The FCA has fined Metro Bank PLC £16,675,200 for failures in its money laundering controls.
Between June 2016 and December 2020, Metro Bank failed to implement effective systems and controls to monitor over 60 million transactions, valued at more than £51 billion, for potential money laundering risks.
Metro introduced an automated system in June 2016 to monitor customer transactions for signs of financial crime. However, due to a flaw in how data was processed, transactions occurring on the same day an account was opened—and subsequent transactions until the account record was updated—were not monitored.
Concerns about missing transaction data were raised by junior staff in 2017 and 2018, but the underlying issue was neither identified nor resolved. Even after a fix was implemented in July 2019, Metro lacked a consistent mechanism to verify that all relevant transactions were being monitored. This oversight persisted until December 2020, more than four and a half years after the system was introduced.

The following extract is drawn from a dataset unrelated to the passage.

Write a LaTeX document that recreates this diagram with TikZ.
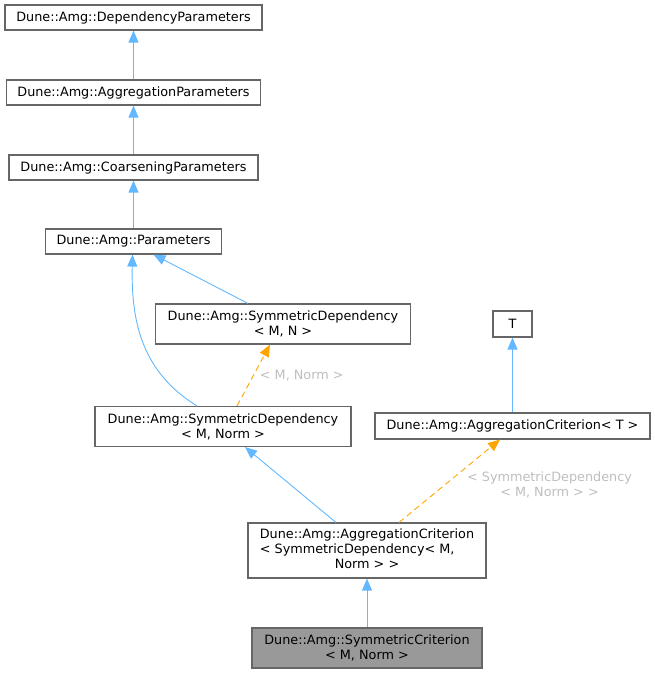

Therese Chambers, joint executive director of enforcement and market oversight at the FCA, stated:
“Metro’s failings risked creating gaps in the defence against the criminal misuse of our financial system. These issues persisted for far too long.”
Since identifying the problem in April 2019, Metro Bank has taken steps to address and remediate the deficiencies in its transaction monitoring system. The FCA continues to oversee firms to ensure they maintain robust systems and controls to manage financial crime risks.